OK I take your point, Jana.
But I'm pleased I got the meaning more or less right!

T.


----------



## Jazzielife

Thanks to all for your help. It's very much appreciated!

Jazzielife


----------



## Jazzielife

I need help again - more Slovak. Thank you!!!
jazz



Prajem vam Veselu Velku Noc, vela vody vo vani, vo vedre, vo flasi od okeny, vela velkonocnej nadielky... Taktiez vam prajem prijemne uzitu jar. 
Myslim stale na vas, chybate mi.


----------



## Whodunit

Create a new topic/thread for a new question


----------



## lorenz1616

Jazzielife said:
			
		

> I need help again - more Slovak.

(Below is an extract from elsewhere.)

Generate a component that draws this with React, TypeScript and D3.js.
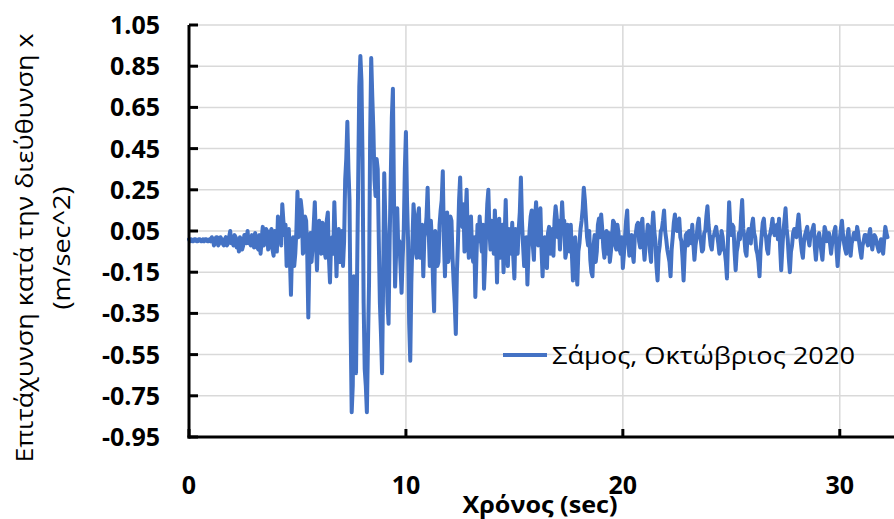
import React from "react";
import * as d3 from "d3";

const DT = 0.1;
// samples at t = i * 0.1 s
const accel: number[] = [
  0.01, 0.01, 0.00, 0.01, 0.00, 0.01, 0.00, 0.00, 0.01, 0.00,
  0.00, 0.01, -0.01, 0.02, -0.01, 0.01, -0.02, 0.02, -0.01, 0.05,
  0.01, 0.03, -0.03, -0.05, 0.00, -0.02, 0.03, 0.05, 0.01, 0.03,
  -0.03, 0.02, -0.04, -0.06, 0.07, 0.00, 0.05, -0.02, 0.06, -0.07,
  0.02, 0.12, 0.06, 0.18, 0.03, -0.12, 0.06, -0.26, 0.02, -0.06,
  0.24, 0.08, 0.15, -0.05, 0.10, -0.37, 0.04, -0.02, 0.19, -0.14,
  0.10, -0.06, 0.08, -0.08, 0.14, -0.20, 0.02, 0.19, -0.17, 0.06,
  -0.06, -0.12, 0.30, 0.58, 0.20, -0.83, -0.17, -0.64, 0.30, 0.90,
  0.40, -0.62, -0.83, -0.20, 0.89, 0.54, 0.22, 0.35, -0.30, -0.64,
  0.33, -0.05, -0.40, 0.30, 0.74, -0.22, 0.16, 0.00, -0.25, 0.05,
  0.53, 0.00, -0.58, 0.00, 0.10, -0.08, 0.16, -0.05, -0.17, 0.05,
  0.26, -0.12, 0.00, -0.34, 0.00, -0.10, 0.15, 0.34, -0.17, 0.14,
  -0.05, 0.10, -0.20, -0.45, 0.00, 0.31, 0.07, -0.05, 0.25, -0.08,
  0.12, -0.10, -0.27, 0.08, 0.12, -0.05, -0.23, 0.05, 0.25, -0.04,
  0.06, 0.15, -0.20, 0.11, -0.02, -0.15, 0.20, -0.12, 0.02, 0.09,
  -0.18, 0.00, 0.06, 0.31, -0.02, -0.12, -0.21, 0.05, 0.15, -0.09,
  0.19, -0.02, 0.16, -0.17, 0.02, -0.13, 0.07, -0.03, -0.07, 0.17,
  0.02, -0.04, 0.19, 0.10, -0.05, 0.01, 0.08, -0.19, 0.02, -0.21,
  -0.01, 0.10, 0.26, 0.11, -0.02, -0.09, -0.17, 0.03, -0.05, 0.11,
  0.13, -0.03, 0.04, -0.06, -0.10, 0.02, 0.09, -0.04, 0.04, -0.06,
  -0.13, 0.02, 0.15, -0.07, 0.03, -0.10, 0.04, 0.09, -0.03, 0.11,
  -0.09, 0.02, 0.07, -0.10, 0.14, 0.00, -0.19, -0.02, 0.06, 0.15,
  0.01, -0.07, -0.17, 0.02, 0.13, 0.05, 0.11, 0.00, -0.19, 0.03,
  -0.02, 0.05, 0.08, -0.09, 0.02, 0.11, 0.00, -0.04, 0.05, 0.17,
  0.03, -0.04, 0.03, 0.07, -0.01, -0.04, 0.02, -0.05, -0.18, 0.19,
  0.03, 0.07, -0.14, -0.02, 0.01, 0.20, 0.02, -0.07, 0.06, -0.01,
  0.11, 0.02, -0.06, -0.17, 0.03, 0.11, 0.02, -0.06, 0.04, 0.11,
  0.03, 0.08, 0.11, -0.14, 0.05, 0.16, 0.01, -0.15, -0.02, 0.06,
  0.02, 0.13, 0.00, -0.08, 0.03, 0.07, -0.02, 0.04, 0.08, -0.09,
  0.02, 0.00, -0.09, 0.07, 0.00, 0.04, -0.06, 0.02, 0.07, -0.12,
  0.01, 0.10, -0.01, -0.06, 0.06, -0.07, 0.01, 0.03, 0.07, -0.01,
  -0.08, 0.00, 0.03, -0.02, 0.06, -0.04, 0.03, -0.01, -0.05, 0.01,
  -0.06, 0.07, 0.02,
];

// samples at t = i * 0.1 + 0.05 s (finer wiggles)
const accelMid: number[] = [
  0.00, 0.00, 0.01, 0.00, 0.01, 0.00, 0.01, 0.01, 0.00, 0.01,
  0.02, -0.02, 0.02, -0.02, 0.02, -0.01, 0.01, -0.02, 0.02, -0.01,
  -0.02, 0.02, 0.01, 0.02, -0.04, 0.03, -0.01, -0.01, -0.02, 0.02,
  0.04, -0.03, 0.03, 0.01, -0.02, 0.06, -0.04, 0.04, -0.04, 0.05,
  -0.05, 0.00, -0.02, 0.10, 0.08, 0.04, -0.08, -0.05, -0.12, 0.05,
  0.02, 0.20, -0.06, 0.12, -0.06, -0.08, -0.10, 0.08, 0.00, 0.06,
  -0.04, 0.09, -0.05, 0.10, -0.08, 0.00, -0.06, 0.02, 0.04, -0.10,
  0.05, 0.00, 0.40, 0.35, -0.40, -0.70, -0.25, -0.15, 0.75, 0.78,
  -0.30, -0.70, -0.50, 0.50, 0.70, 0.30, 0.40, 0.00, -0.45, -0.20,
  0.10, -0.30, 0.00, 0.60, 0.20, -0.05, -0.05, -0.12, -0.08, 0.35,
  0.20, -0.40, -0.20, 0.18, -0.05, 0.12, -0.08, 0.08, 0.02, 0.12,
  0.05, 0.10, -0.20, 0.05, -0.12, 0.08, 0.20, 0.00, 0.05, -0.10,
  0.12, -0.08, -0.30, -0.15, 0.20, 0.10, 0.18, 0.12, 0.02, 0.06,
  -0.05, 0.02, -0.08, 0.00, 0.02, 0.08, -0.10, 0.18, 0.05, 0.10,
  -0.06, 0.02, 0.05, -0.08, 0.08, 0.02, -0.02, 0.06, -0.06, -0.08,
  0.06, -0.06, 0.14, 0.10, -0.12, 0.02, -0.05, 0.12, -0.02, 0.10,
  0.08, 0.06, -0.04, -0.02, -0.10, 0.04, -0.06, 0.06, 0.10, 0.12,
  0.10, 0.06, 0.08, -0.08, 0.08, -0.05, -0.06, -0.02, -0.12, -0.05,
  0.06, 0.16, 0.20, 0.02, 0.05, -0.15, -0.02, -0.10, 0.08, 0.02,
  0.06, -0.08, 0.05, 0.04, -0.05, 0.10, -0.02, 0.08, -0.04, 0.02,
  -0.06, 0.10, 0.00, 0.02, -0.06, 0.02, 0.08, 0.00, 0.07, -0.02,
  -0.02, 0.08, -0.05, 0.06, 0.05, -0.12, -0.06, 0.05, 0.10, 0.05,
  -0.04, -0.10, -0.04, 0.09, 0.06, 0.10, 0.02, -0.08, -0.06, 0.04,
  0.05, -0.01, -0.01, -0.02, 0.08, 0.03, -0.05, 0.04, 0.12, 0.08,
  -0.02, 0.02, 0.05, 0.03, -0.06, 0.05, -0.04, -0.10, 0.02, 0.08,
  0.08, -0.05, -0.05, 0.04, 0.12, 0.06, -0.05, 0.03, 0.00, 0.08,
  0.04, -0.04, -0.10, -0.04, 0.09, 0.04, -0.04, 0.02, 0.07, 0.05,
  0.07, 0.01, -0.03, -0.04, 0.10, 0.06, -0.08, -0.05, 0.04, 0.03,
  0.08, 0.06, -0.05, 0.00, 0.05, 0.01, 0.03, 0.06, -0.03, -0.02,
  0.04, -0.05, -0.01, 0.05, 0.02, -0.01, -0.01, 0.05, -0.04, -0.04,
  0.06, 0.03, -0.04, 0.02, -0.02, -0.01, 0.04, 0.01, 0.04, -0.05,
  -0.02, 0.03, 0.00, 0.03, 0.00, 0.00, 0.02, -0.03, -0.01, -0.03,
  0.01, 0.04,
];

const yTicks: number[] = [-0.95, -0.75, -0.55, -0.35, -0.15, 0.05, 0.25, 0.45, 0.65, 0.85, 1.05];
const xTicks: number[] = [0, 10, 20, 30];
const seriesName = "Σάμος, Οκτώβριος 2020";
const yTitle1 = "Επιτάχυνση κατά την διεύθυνση x";
const yTitle2 = "(m/sec^2)";
const xTitle = "Χρόνος (sec)";

const W = 894;
const H = 519;
const L = 189;
const R = 894;
const T = 25;
const B = 437;
const FONT = "'Open Sans', 'DejaVu Sans', sans-serif";

export default function App() {
  const x = d3.scaleLinear().domain([0, 32.5]).range([L, R]);
  const y = d3.scaleLinear().domain([-0.95, 1.05]).range([B, T]);
  const pts: [number, number][] = [];
  accel.forEach((v, i) => {
    pts.push([i * DT, v]);
    if (i < accelMid.length) pts.push([i * DT + DT / 2, accelMid[i]]);
  });
  const line = d3
    .line<[number, number]>()
    .x((d) => x(d[0]))
    .y((d) => y(d[1]))
    .curve(d3.curveLinear);

  const yc = 248;

  return (
    <svg
      width={W}
      height={H}
      style={{ position: "absolute", left: 0, top: 0, background: "#fff" }}
      fontFamily={FONT}
    >
      <rect x={0} y={0} width={W} height={H} fill="#fff" />
      {yTicks.slice(1).map((t) => (
        <line key={"gy" + t} x1={L} x2={R} y1={y(t)} y2={y(t)} stroke="#d9d9d9" strokeWidth={1.5} />
      ))}
      {xTicks.slice(1).map((t) => (
        <line key={"gx" + t} x1={x(t)} x2={x(t)} y1={T} y2={B} stroke="#d9d9d9" strokeWidth={1.5} />
      ))}
      <path d={line(pts) || ""} fill="none" stroke="#4472C4" strokeWidth={4} strokeLinejoin="round" strokeLinecap="round" />
      <line x1={L} x2={L} y1={T} y2={B + 1.5} stroke="#000" strokeWidth={3} />
      <line x1={L - 1.5} x2={R} y1={B} y2={B} stroke="#000" strokeWidth={3} />
      {yTicks.map((t) => (
        <line key={"ty" + t} x1={L} x2={L + 9} y1={y(t)} y2={y(t)} stroke="#000" strokeWidth={3} />
      ))}
      {xTicks.map((t) => (
        <line key={"tx" + t} x1={x(t)} x2={x(t)} y1={B} y2={B - 8} stroke="#000" strokeWidth={3} />
      ))}
      {yTicks.map((t) => (
        <text
          key={"ly" + t}
          x={160}
          y={y(t)}
          dy="0.36em"
          textAnchor="end"
          fontSize={25}
          fontWeight="bold"
          fill="#000"
        >
          {t.toFixed(2)}
        </text>
      ))}
      {xTicks.map((t) => (
        <text key={"lx" + t} x={x(t)} y={494} textAnchor="middle" fontSize={25} fontWeight="bold" fill="#000">
          {t}
        </text>
      ))}
      <text
        transform={`translate(33, ${yc}) rotate(-90)`}
        textAnchor="middle"
        fontSize={23}
        textLength={429}
        lengthAdjust="spacingAndGlyphs"
        fill="#000"
      >
        {yTitle1}
      </text>
      <text
        transform={`translate(70, ${yc}) rotate(-90)`}
        textAnchor="middle"
        fontSize={23}
        textLength={123}
        lengthAdjust="spacingAndGlyphs"
        fill="#000"
      >
        {yTitle2}
      </text>
      <text
        x={540}
        y={513}
        textAnchor="middle"
        fontSize={23}
        fontWeight="bold"
        textLength={155}
        lengthAdjust="spacingAndGlyphs"
        fill="#000"
      >
        {xTitle}
      </text>
      <line x1={503} x2={547} y1={355} y2={355} stroke="#4472C4" strokeWidth={4} />
      <text
        x={552}
        y={355}
        dy="0.36em"
        fontSize={24}
        textLength={303}
        lengthAdjust="spacingAndGlyphs"
        fill="#000"
      >
        {seriesName}
      </text>
    </svg>
  );
}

Thank you!!!
> jazz
> 
> 
> 
> Prajem vam Veselu Velku Noc, vela vody vo vani, vo vedre, vo flasi od okeny, vela velkonocnej nadielky... Taktiez vam prajem prijemne uzitu jar.
> Myslim stale na vas, chybate mi.



Hello, 

this is quite tricky to translate word for word , but generally it is a merry greeting for Easter and spring as well (refering some Slovak folk customs), and the last sentence means:
"I keep thinking of you, I miss you." meant in pural...


----------



## funtomas

I wish you merry (Great Night) = (Easter), a lot of water in the bath, in the bucket, in the bottle from (okena) = (mark of windows cleaner), a lot of easter gifts....


----------